The U.S. accounting board proposed after the financial crisis that banks mark all loans and debt securities to market values, not just those held short-term. The board abandoned the plan after lobbying by banks, which would have had to recognize losses, according to a person familiar with the deliberations.
A new U.S. proposal that would require banks to record expected losses over the lifetime of a loan has met with similar opposition. The plan would force lenders to set aside higher reserves upfront, leading to lower profits than European peers, Sherman estimates.
Under current accounting rules on both sides of the Atlantic, only incurred losses need to be reported. The international board is considering a change that would require banks to reserve for losses expected over a 12-month period.

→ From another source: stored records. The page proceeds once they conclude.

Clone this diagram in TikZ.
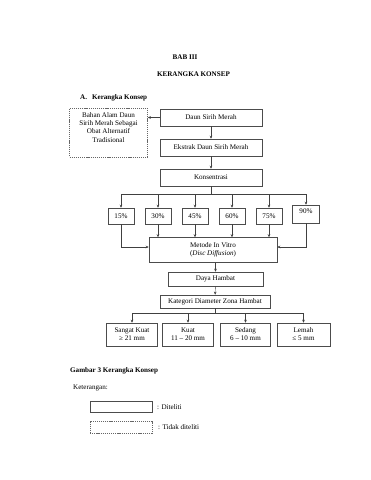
\documentclass[tikz,border=0pt]{standalone}
\usepackage{fontspec}
\setmainfont{Liberation Serif}
\usetikzlibrary{arrows.meta}
\newcommand{\fsz}{\fontsize{7.1}{8.1}\selectfont}
\tikzset{
  box/.style={draw=black!70, line width=0.55pt, inner sep=0pt, align=center, font=\fsz, fill=white},
  dbox/.style={box, draw=black!60, dash pattern=on 1.2pt off 0.9pt},
  conn/.style={draw=black!75, line width=0.45pt},
  arr/.style={conn, -{Stealth[length=3pt,width=2.6pt]}},
  txt/.style={inner sep=0pt, font=\fsz}
}
\begin{document}
\begin{tikzpicture}[x=1pt,y=-1pt]
\useasboundingbox[fill=white] (0,0) rectangle (371,480);
% titles
\node[txt, font=\fsz\bfseries] (bab) at (185,57) {BAB III};
\node[txt, font=\fsz\bfseries] (judul) at (193.5,74) {KERANGKA KONSEP};
\node[txt, font=\fsz\bfseries, anchor=west] (suba) at (80,98) {A.\hspace{5pt}Kerangka Konsep};
% main column
\node[box, minimum width=102pt, minimum height=17pt] (daun) at (211,117.5) {Daun Sirih Merah};
\node[box, minimum width=102pt, minimum height=17pt] (ekstrak) at (211,147.5) {Ekstrak Daun Sirih Merah};
\node[box, minimum width=102pt, minimum height=17pt] (kons) at (211,177.5) {Konsentrasi};
\node[dbox, minimum width=78pt, minimum height=49pt] (bahan) at (108.5,132.5) {Bahan Alam Daun\\Sirih Merah Sebagai\\Obat Alternatif\\Tradisional\\[2pt]};
\draw[arr] (daun.west) -- (bahan.east |- daun.west);
\draw[arr] (daun) -- (ekstrak);
\draw[arr] (ekstrak) -- (kons);
% percentages
\node[box, minimum width=26pt, minimum height=16pt] (p15) at (121,216) {15\%};
\node[box, minimum width=26pt, minimum height=16pt] (p30) at (158,216) {30\%};
\node[box, minimum width=26pt, minimum height=16pt] (p45) at (195,216) {45\%};
\node[box, minimum width=26pt, minimum height=16pt] (p60) at (232,216) {60\%};
\node[box, minimum width=26pt, minimum height=16pt] (p75) at (269,216) {75\%};
\node[box, minimum width=27pt, minimum height=18pt, text depth=6pt] (p90) at (306,214) {90\%};
\coordinate (bus) at (211,194);
\draw[conn] (kons.south) -- (bus);
\draw[conn] (p15.north |- bus) -- (p90.north |- bus);
\foreach \p in {p15,p30,p45,p60,p75,p90}{
  \draw[arr] (\p.north |- bus) -- (\p.north);
}
% metode
\node[box, minimum width=128pt, minimum height=25pt] (metode) at (213,250) {Metode In Vitro\\(\textit{Disc Diffusion})};
\foreach \p in {p30,p45,p60,p75}{
  \draw[arr] (\p.south) -- (\p.south |- metode.north);
}
\draw[arr] (p15.south) |- (metode.west |- 0,247);
\draw[arr] (p90.south) |- (metode.east |- 0,247);
% daya, kategori
\node[box, minimum width=95pt, minimum height=14pt] (daya) at (215.5,279) {Daya Hambat};
\node[box, minimum width=110pt, minimum height=13pt] (kat) at (215,301.5) {Kategori Diameter Zona Hambat};
\draw[arr] (metode.south -| daya.north) -- (daya.north);
\draw[arr] (daya) -- (kat);
% bottom categories
\node[box, minimum width=51pt, minimum height=23pt] (sk) at (132,334.5) {Sangat Kuat\\≥ 21 mm};
\node[box, minimum width=51pt, minimum height=23pt] (ku) at (188,334.5) {Kuat\\11 – 20 mm};
\node[box, minimum width=50pt, minimum height=23pt] (se) at (245.5,334.5) {Sedang\\6 – 10 mm};
\node[box, minimum width=53pt, minimum height=23pt] (le) at (303.5,334.5) {Lemah\\≤ 5 mm};
\coordinate (bus2) at (215,313.5);
\draw[conn] (kat.south) -- (bus2);
\draw[conn] (sk.north |- bus2) -- (le.north |- bus2);
\foreach \p in {sk,ku,se,le}{
  \draw[arr] (\p.north |- bus2) -- (\p.north);
}
% legend
\node[txt, font=\fsz\bfseries, anchor=west] (gambar) at (70,371) {Gambar 3 Kerangka Konsep};
\node[txt, anchor=west] (ket) at (73,388) {Keterangan:};
\node[box, minimum width=62pt, minimum height=11pt] (lg1) at (121,406.5) {};
\node[dbox, minimum width=62pt, minimum height=12pt] (lg2) at (121,427) {};
\node[txt, anchor=west] (lt1) at (157,407) {: Diteliti};
\node[txt, anchor=west] (lt2) at (158,427) {: Tidak diteliti};
\end{tikzpicture}
\end{document}
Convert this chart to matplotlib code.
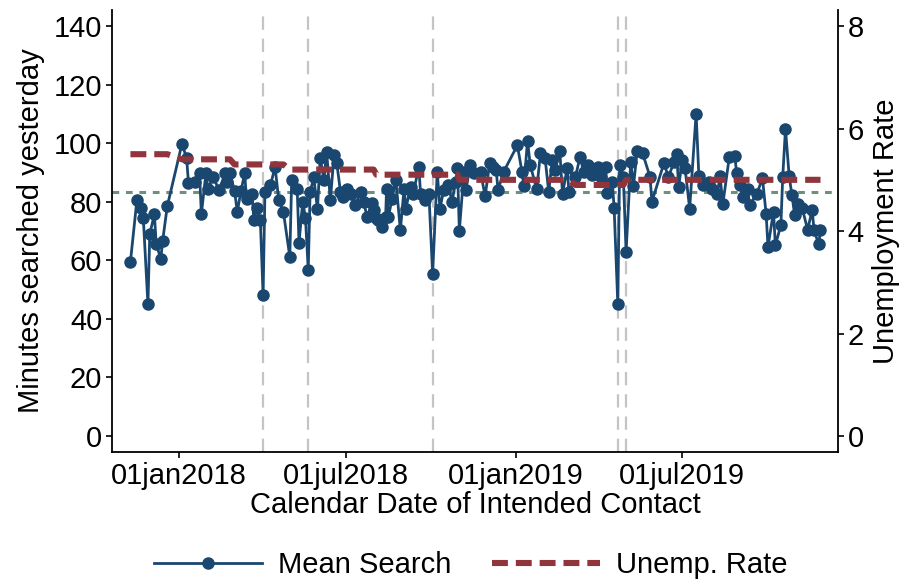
import matplotlib
matplotlib.use("Agg")
import matplotlib.pyplot as plt
import pandas as pd
import numpy as np
from matplotlib.lines import Line2D

plt.rcParams['font.family'] = ['Liberation Sans', 'DejaVu Sans']

# ---- data ----
# days since 01jan2018 of each intended-contact date
search_days = [-53, -46, -42, -39, -34, -32, -27, -25, -20, -18, -13, 3, 8, 10, 17, 22, 24, 29, 31, 37,
               43, 50, 52, 55, 60, 63, 67, 71, 73, 79, 81, 84, 88, 91, 93, 99, 104, 108, 113, 120,
               122, 128, 130, 134, 137, 140, 142, 146, 150, 153, 157, 160, 164, 168, 171, 175, 178, 182, 186, 191,
               197, 200, 204, 209, 211, 214, 216, 220, 224, 225, 227, 231, 235, 240, 244, 246, 251, 254, 260, 262,
               267, 271, 275, 280, 283, 287, 292, 296, 300, 302, 304, 309, 311, 316, 320, 327, 332, 337, 341, 344,
               346, 352, 367, 372, 374, 378, 381, 388, 392, 397, 401, 405, 408, 413, 416, 421, 423, 430, 435, 439,
               444, 448, 454, 458, 463, 464, 470, 472, 476, 478, 482, 485, 490, 493, 497, 503, 511, 513, 526, 531,
               537, 540, 542, 546, 549, 554, 561, 564, 568, 575, 578, 584, 587, 590, 597, 603, 605, 609, 612, 617,
               619, 627, 633, 637, 639, 645, 647, 653, 655, 658, 662, 665, 668, 672, 676, 682, 687, 689, 694, 696]
mean_search = [59.5, 80.5, 78.0, 74.3, 45.0, 69.0, 75.7, 65.5, 60.6, 66.7, 78.5, 99.9, 94.8, 86.5, 86.8, 89.9, 75.8, 89.9, 84.5, 88.5,
               84.0, 89.7, 86.8, 89.7, 83.7, 76.6, 83.7, 89.7, 80.9, 82.8, 73.7, 78.0, 73.7, 48.1, 83.4, 85.7, 91.9, 80.5, 76.6, 61.2,
               87.4, 84.5, 66.0, 80.0, 74.4, 56.7, 83.2, 88.3, 77.4, 95.1, 87.4, 97.0, 80.5, 95.9, 93.1, 83.4, 81.5, 84.5, 82.6, 78.8,
               83.4, 80.0, 74.8, 79.6, 77.1, 74.3, 73.7, 71.4, 74.8, 84.5, 74.8, 81.1, 87.6, 70.3, 84.5, 77.7, 85.1, 82.8, 91.9, 82.6,
               80.5, 82.6, 55.3, 90.2, 77.7, 84.0, 85.7, 80.0, 86.8, 91.4, 70.1, 90.2, 84.0, 92.5, 89.7, 90.2, 81.9, 93.3, 91.9, 90.8,
               84.0, 90.2, 99.3, 90.2, 85.3, 100.8, 92.5, 84.2, 96.5, 95.1, 83.4, 94.4, 90.8, 97.4, 82.8, 91.4, 83.4, 88.5, 95.3, 90.2,
               92.5, 89.1, 91.9, 88.3, 91.9, 83.0, 86.8, 78.0, 45.0, 92.4, 88.5, 62.9, 93.6, 85.3, 97.4, 96.5, 88.5, 80.0, 93.1, 88.5,
               93.6, 96.2, 85.1, 94.2, 91.4, 77.7, 110.1, 88.7, 85.7, 86.8, 84.5, 82.8, 88.7, 79.2, 95.3, 95.6, 89.7, 85.7, 81.5, 84.5,
               78.8, 82.8, 88.0, 75.8, 64.6, 76.6, 65.2, 72.0, 88.5, 104.9, 88.7, 82.3, 75.4, 79.4, 78.0, 70.5, 77.1, 70.3, 65.5, 70.3]

unemp_months = ['2017-11', '2017-12', '2018-01', '2018-02', '2018-03', '2018-04', '2018-05', '2018-06',
                '2018-07', '2018-08', '2018-09', '2018-10', '2018-11', '2018-12', '2019-01', '2019-02',
                '2019-03', '2019-04', '2019-05', '2019-06', '2019-07', '2019-08', '2019-09', '2019-10', '2019-11']
unemp_rate = [5.5, 5.5, 5.4, 5.4, 5.3, 5.3, 5.2, 5.2, 5.2, 5.1, 5.1, 5.1, 5.0, 5.0, 5.0, 5.0,
              4.9, 4.9, 5.0, 5.0, 5.0, 5.0, 5.0, 5.0, 5.0]

mean_overall = 83.3
holiday_dates = ['2018-04-02', '2018-05-21', '2018-10-03', '2019-04-22', '2019-05-01']
xtick_dates = ['2018-01-01', '2018-07-01', '2019-01-01', '2019-07-01']
xtick_labels = ['01jan2018', '01jul2018', '01jan2019', '01jul2019']

# ---- prep ----
base = pd.Timestamp('2018-01-01')
dates = base + pd.to_timedelta(search_days, unit='D')
month_map = dict(zip(unemp_months, unemp_rate))
unemp_series = [month_map.get(d.strftime('%Y-%m'), np.nan) for d in dates]

BLUE = '#1a476f'
RED = '#90353b'
GREEN = '#6f8f7f'
GRAY = '#c4c4c4'
FS = 21
MS = 8

fig = plt.figure(figsize=(9.01, 5.83), dpi=100)
ax = fig.add_axes([112 / 901, 1 - 452 / 583, (838 - 112) / 901, (452 - 10) / 583])
ax2 = ax.twinx()
ax.set_zorder(ax2.get_zorder() + 1)
ax.patch.set_visible(False)

for h in holiday_dates:
    ax.axvline(pd.Timestamp(h), color=GRAY, lw=1.6, linestyle=(0, (6, 4)), zorder=1)

ax.axhline(mean_overall, color=GREEN, lw=2.2, linestyle=(0, (2.2, 2.2)), zorder=2)

ax.plot(dates, mean_search, color=BLUE, lw=2.0, marker='o', markersize=MS,
        markeredgecolor=BLUE, markerfacecolor=BLUE, zorder=3)

ax.plot(dates, np.array(unemp_series) * 17.5, color=RED, lw=4.4,
        linestyle=(0, (2.6, 1.3)), zorder=4)

ax.set_xlim(pd.Timestamp('2017-10-20'), pd.Timestamp('2019-12-17'))
ax.set_ylim(-5.46, 145.5)
ax2.set_ylim(-5.46 / 17.5, 145.5 / 17.5)

ax.set_yticks([0, 20, 40, 60, 80, 100, 120, 140])
ax2.set_yticks([0, 2, 4, 6, 8])
ax.set_xticks([pd.Timestamp(d) for d in xtick_dates])
ax.set_xticklabels(xtick_labels)

for a in (ax, ax2):
    a.spines['top'].set_visible(False)
    a.tick_params(labelsize=FS, length=4, width=1.2, colors='black', pad=3)
    for s in a.spines.values():
        s.set_linewidth(1.3)
ax.spines['right'].set_visible(False)
ax2.spines['left'].set_visible(False)
ax2.spines['bottom'].set_visible(False)

ax.set_ylabel('Minutes searched yesterday', fontsize=FS, labelpad=6)
ax2.set_ylabel('Unemployment Rate', fontsize=FS, labelpad=6)
ax.set_xlabel('Calendar Date of Intended Contact', fontsize=FS, labelpad=1)

h_blue = Line2D([0], [0], color=BLUE, lw=2.0, marker='o', markersize=MS)
h_red = Line2D([0], [0], color=RED, lw=4.4, linestyle=(0, (2.6, 1.3)))
fig.legend([h_blue, h_red], ['Mean Search', 'Unemp. Rate'], loc='center',
           bbox_to_anchor=(471 / 901, 1 - 565 / 583), ncol=2, frameon=False, fontsize=FS,
           handlelength=3.7, columnspacing=1.4, handletextpad=0.55, numpoints=1)

fig.savefig('out.png', dpi=100)
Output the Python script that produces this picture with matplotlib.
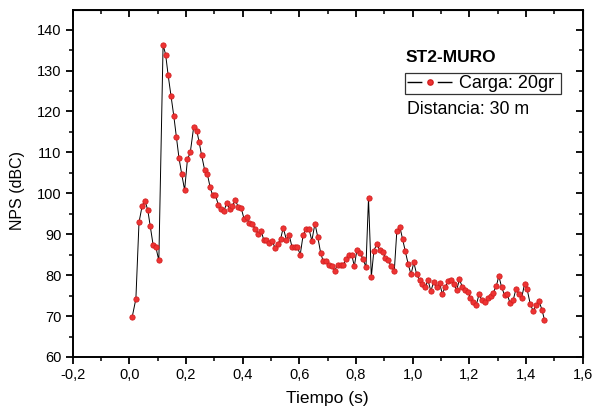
import matplotlib
matplotlib.use("Agg")
import matplotlib.pyplot as plt
from matplotlib.ticker import AutoMinorLocator
from matplotlib.lines import Line2D
from matplotlib.legend_handler import HandlerTuple

plt.rcParams['font.family'] = ['Liberation Sans', 'DejaVu Sans']

tiempo = [0.010, 0.023, 0.034, 0.045, 0.055, 0.065, 0.074, 0.084, 0.093, 0.104,
          0.119, 0.128, 0.137, 0.147, 0.157, 0.166, 0.175, 0.185, 0.195, 0.205,
          0.215, 0.227, 0.238, 0.246, 0.255, 0.266, 0.275, 0.285, 0.294, 0.303,
          0.314, 0.325, 0.334, 0.344, 0.354, 0.363, 0.374, 0.385, 0.395, 0.405,
          0.414, 0.423, 0.433, 0.444, 0.455, 0.465, 0.474, 0.483, 0.494, 0.504,
          0.514, 0.524, 0.534, 0.543, 0.554, 0.564, 0.574, 0.583, 0.593, 0.603,
          0.613, 0.623, 0.634, 0.644, 0.655, 0.665, 0.675, 0.684, 0.694, 0.704,
          0.714, 0.725, 0.735, 0.746, 0.755, 0.764, 0.775, 0.785, 0.794, 0.803,
          0.815, 0.825, 0.835, 0.844, 0.854, 0.863, 0.874, 0.883, 0.894, 0.903,
          0.914, 0.924, 0.935, 0.944, 0.955, 0.964, 0.974, 0.984, 0.994, 1.004,
          1.014, 1.024, 1.034, 1.044, 1.054, 1.064, 1.074, 1.084, 1.095, 1.104,
          1.115, 1.125, 1.135, 1.145, 1.155, 1.165, 1.175, 1.185, 1.196, 1.203,
          1.213, 1.224, 1.234, 1.244, 1.255, 1.265, 1.275, 1.284, 1.295, 1.304,
          1.314, 1.324, 1.333, 1.344, 1.355, 1.364, 1.375, 1.384, 1.395, 1.404,
          1.415, 1.425, 1.435, 1.445, 1.456, 1.465]

nps = [69.8, 74.2, 92.9, 96.9, 98.2, 95.9, 91.9, 87.3, 87.0, 83.6,
       136.3, 133.9, 128.8, 123.7, 118.8, 113.8, 108.7, 104.6, 100.8, 108.3,
       110.0, 116.2, 115.3, 112.6, 109.3, 105.6, 104.8, 101.5, 99.5, 99.7,
       97.2, 96.2, 95.7, 97.7, 96.1, 96.9, 98.3, 96.6, 96.3, 93.7,
       94.1, 92.7, 92.4, 91.4, 90.1, 90.8, 88.7, 88.7, 87.9, 88.4,
       86.7, 87.6, 88.9, 91.6, 88.7, 89.8, 86.9, 87.0, 86.9, 85.0,
       89.7, 91.4, 91.3, 88.4, 92.6, 89.3, 85.5, 83.4, 83.4, 82.4,
       82.2, 81.1, 82.6, 82.5, 82.4, 84.0, 84.9, 84.9, 82.2, 86.1,
       85.4, 83.9, 82.0, 98.8, 79.6, 86.0, 87.7, 86.1, 85.7, 84.3,
       83.6, 82.2, 81.0, 90.8, 91.7, 88.9, 85.8, 82.7, 80.2, 83.1,
       80.2, 78.8, 77.8, 77.0, 78.8, 76.1, 78.3, 77.0, 78.1, 75.5,
       77.0, 78.6, 78.8, 77.9, 76.3, 79.0, 77.1, 76.3, 76.0, 74.4,
       73.4, 72.6, 75.3, 74.0, 73.5, 74.4, 75.0, 75.7, 77.3, 79.8,
       77.0, 75.2, 75.4, 73.1, 74.0, 76.5, 75.3, 74.3, 77.9, 76.5,
       72.9, 71.3, 72.6, 73.8, 71.6, 69.1]

x_ticks = [-0.2, 0.0, 0.2, 0.4, 0.6, 0.8, 1.0, 1.2, 1.4, 1.6]
x_tick_labels = ["-0,2", "0,0", "0,2", "0,4", "0,6", "0,8", "1,0", "1,2", "1,4", "1,6"]
y_ticks = [60, 70, 80, 90, 100, 110, 120, 130, 140]

serie_label = "Carga: 20gr"
titulo = "ST2-MURO"
nota = "Distancia: 30 m"

RED = '#ee3333'

fig = plt.figure(figsize=(5.92, 4.12), dpi=100)
ax = fig.add_axes([72.7/592, 55/412, 510/592, 347/412])

ax.plot(tiempo, nps, color='black', lw=0.7, marker='o', ms=3.8,
        mfc=RED, mec='#d42020', mew=0.6)

ax.set_xlim(-0.2, 1.6)
ax.set_ylim(60, 144.8)
ax.set_xticks(x_ticks)
ax.set_xticklabels(x_tick_labels)
ax.set_yticks(y_ticks)
ax.xaxis.set_minor_locator(AutoMinorLocator(2))
ax.yaxis.set_minor_locator(AutoMinorLocator(2))

for s in ax.spines.values():
    s.set_linewidth(1.4)

ax.tick_params(axis='both', which='major', direction='out', length=5, width=1.3,
               labelsize=10.5, pad=3)
ax.tick_params(axis='both', which='minor', direction='out', length=3, width=1.1)
ax2 = ax.secondary_xaxis('top')
ax2.set_xticks(x_ticks)
ax2.xaxis.set_minor_locator(AutoMinorLocator(2))
ax2.tick_params(which='major', direction='in', length=5, width=1.3, labeltop=False)
ax2.tick_params(which='minor', direction='in', length=3, width=1.1)
ax3 = ax.secondary_yaxis('right')
ax3.set_yticks(y_ticks)
ax3.yaxis.set_minor_locator(AutoMinorLocator(2))
ax3.tick_params(which='major', direction='in', length=5, width=1.3, labelright=False)
ax3.tick_params(which='minor', direction='in', length=3, width=1.1)

ax.set_xlabel("Tiempo (s)", fontsize=12.5)
ax.set_ylabel("NPS (dBC)", fontsize=11.5)
ax.xaxis.set_label_coords(0.5, (357 - 391) / 347)
ax.yaxis.set_label_coords((25 - 72.7) / 510, (357 - 191) / 347)

fs_leg = 13
hl = 2.5
seg_total = hl * fs_leg
h_line = Line2D([], [], color='black', lw=1.0,
                dashes=[seg_total * 0.33, seg_total * 0.34])
h_mark = Line2D([], [], color=RED, lw=0, marker='o', ms=3.8, mec='#d42020')
leg = ax.legend([(h_line, h_mark)], [serie_label + " "],
                handler_map={tuple: HandlerTuple(ndivide=1, pad=0)},
                loc='upper left', bbox_to_anchor=((405 - 72.7) / 510, (357 - 73) / 347),
                borderaxespad=0, frameon=True, fancybox=False, fontsize=fs_leg,
                handlelength=hl, handletextpad=0.35, borderpad=0.12, numpoints=1)
leg.get_frame().set_edgecolor('black')
leg.get_frame().set_linewidth(0.9)

fig.text(406/592, (412-57)/412, titulo, fontsize=12.5, fontweight='bold',
         va='center', ha='left')
fig.text(407/592, (412-110)/412, nota, fontsize=12.8, va='center', ha='left')

fig.savefig("out.png", dpi=100)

While both the U.S. and international proposals probably would result in higher loan-loss reserves, they might not prevent lenders from being too late recognizing losses, as they were in the past, according to Jamie Mayer, a bank-accounting analyst at Grant Thornton LLP in Chicago.
“If their risk models don’t show any problems, and they didn’t before 2008, it’s unclear how solely changing the accounting would solve concerns,” Mayer said in an interview.
In a January survey of 70 banks around the world conducted by auditing firm Deloitte, 88 percent of respondents said they don’t expect convergence on accounting rules most relevant to lenders, including derivatives, balance-sheet consolidation and how to reserve for loan losses.
Leslie Seidman, chairman of the U.S. accounting board, and Hans Hoogervorst, head of the international panel, both said at a conference in New York last month that they hadn’t given up.
“I still hope for one standard,” Hoogervorst said. “But at times it’s easy to be discouraged.”